Prep time: 10 minutes

Cook time: 30 minutes

Serves 4

Ingredients

1 cup plain unsweetened Greek yoghurt

1/4 cup fresh dill, chopped

1/4 cup fresh parsley, chopped

2 cloves garlic, minced

2-4 poached eggs

3/4 cup uncooked quinoa (aim for 1/2 cup cooked quinoa, per person)

2 cups spinach leaves, washed and drained

1 avocado, sliced

100g goats cheese, crumbled

1/4 cup sun-dried tomato wholegrain mustard (delicious)

Sesame seeds and fresh dill, to serve

Sea salt and cracked black pepper, to season

Method

Wash uncooked quinoa under cold water. Combine 3/4 cup washed quinoa with 1 + 1/4 cups of water and place in a small saucepan. Add a very small pinch of salt and bring to the boil. Reduce heat to low and cover with a lid. Simmer quinoa for 15 minutes over a low heat or until all the water is absorbed. Once absorbed, turn off the heat and rest quinoa for 10 minutes. Fluff up with a fork before serving.

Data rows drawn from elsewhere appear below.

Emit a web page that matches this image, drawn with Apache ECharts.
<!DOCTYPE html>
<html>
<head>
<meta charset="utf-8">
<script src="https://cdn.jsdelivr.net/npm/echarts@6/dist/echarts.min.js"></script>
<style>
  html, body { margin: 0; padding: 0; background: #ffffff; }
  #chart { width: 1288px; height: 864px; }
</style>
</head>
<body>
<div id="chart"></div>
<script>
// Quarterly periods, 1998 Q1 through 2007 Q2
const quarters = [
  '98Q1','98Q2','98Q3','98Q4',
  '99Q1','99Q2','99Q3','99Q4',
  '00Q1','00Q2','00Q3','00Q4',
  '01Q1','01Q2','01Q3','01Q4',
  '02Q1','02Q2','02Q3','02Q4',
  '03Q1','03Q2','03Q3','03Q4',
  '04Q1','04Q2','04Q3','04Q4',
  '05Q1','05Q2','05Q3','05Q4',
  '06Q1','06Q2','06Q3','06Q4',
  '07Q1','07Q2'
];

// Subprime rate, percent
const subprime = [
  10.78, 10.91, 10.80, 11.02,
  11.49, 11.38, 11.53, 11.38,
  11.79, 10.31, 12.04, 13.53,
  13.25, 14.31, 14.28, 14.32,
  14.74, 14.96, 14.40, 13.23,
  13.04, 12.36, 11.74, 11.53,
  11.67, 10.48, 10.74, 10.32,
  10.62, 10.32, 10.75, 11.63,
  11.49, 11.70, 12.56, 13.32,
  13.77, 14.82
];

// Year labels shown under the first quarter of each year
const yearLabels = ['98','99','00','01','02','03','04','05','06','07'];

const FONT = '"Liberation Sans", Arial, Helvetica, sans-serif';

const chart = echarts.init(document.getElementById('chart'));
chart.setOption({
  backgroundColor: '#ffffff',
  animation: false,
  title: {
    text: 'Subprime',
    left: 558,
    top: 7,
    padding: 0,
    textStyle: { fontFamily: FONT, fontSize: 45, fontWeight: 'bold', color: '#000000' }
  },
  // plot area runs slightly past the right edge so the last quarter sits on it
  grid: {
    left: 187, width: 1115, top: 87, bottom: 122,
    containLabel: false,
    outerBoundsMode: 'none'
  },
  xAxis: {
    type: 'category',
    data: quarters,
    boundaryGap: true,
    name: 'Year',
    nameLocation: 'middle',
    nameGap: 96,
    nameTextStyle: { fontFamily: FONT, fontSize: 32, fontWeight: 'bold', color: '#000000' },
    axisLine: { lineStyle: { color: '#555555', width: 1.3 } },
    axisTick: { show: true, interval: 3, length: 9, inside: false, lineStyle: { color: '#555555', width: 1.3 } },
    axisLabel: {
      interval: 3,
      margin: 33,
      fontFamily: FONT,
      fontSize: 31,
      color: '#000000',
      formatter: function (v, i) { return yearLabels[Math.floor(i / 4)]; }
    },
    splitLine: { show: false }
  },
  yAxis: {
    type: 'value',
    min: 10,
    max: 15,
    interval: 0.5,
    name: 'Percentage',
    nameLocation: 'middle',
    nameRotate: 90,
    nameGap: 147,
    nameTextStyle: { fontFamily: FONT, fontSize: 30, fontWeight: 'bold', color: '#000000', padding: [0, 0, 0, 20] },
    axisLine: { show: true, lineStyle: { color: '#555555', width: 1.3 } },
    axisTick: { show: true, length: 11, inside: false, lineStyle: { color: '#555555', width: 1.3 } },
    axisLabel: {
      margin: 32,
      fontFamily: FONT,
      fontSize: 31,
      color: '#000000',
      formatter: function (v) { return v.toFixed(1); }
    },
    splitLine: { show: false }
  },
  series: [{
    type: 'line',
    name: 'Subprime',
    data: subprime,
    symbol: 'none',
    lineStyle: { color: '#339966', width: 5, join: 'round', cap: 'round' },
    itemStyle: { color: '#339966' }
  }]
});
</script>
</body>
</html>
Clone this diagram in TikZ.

Meanwhile, In a medium bowl, mix together the Greek yoghurt, dill, parsley and garlic. Season with a pinch of sea salt and pepper. Stir until combined and keep in the fridge until ready to serve.

With 15 minutes of the quinoa to go, in a separate medium saucepan, fill with 3/4 water. Bring water to the boil. Reduce heat to low and poach 2-4 eggs. You may need to do 2 at a time.

Divide the quinoa among 4 bowls and add a large spoonful of the yoghurt mixture on top. Then add the spinach leaves and avocado. Add 1-2 eggs per bowl and garnish with the mustard, fresh herbs, sesame seeds, lemon zest and goats cheese.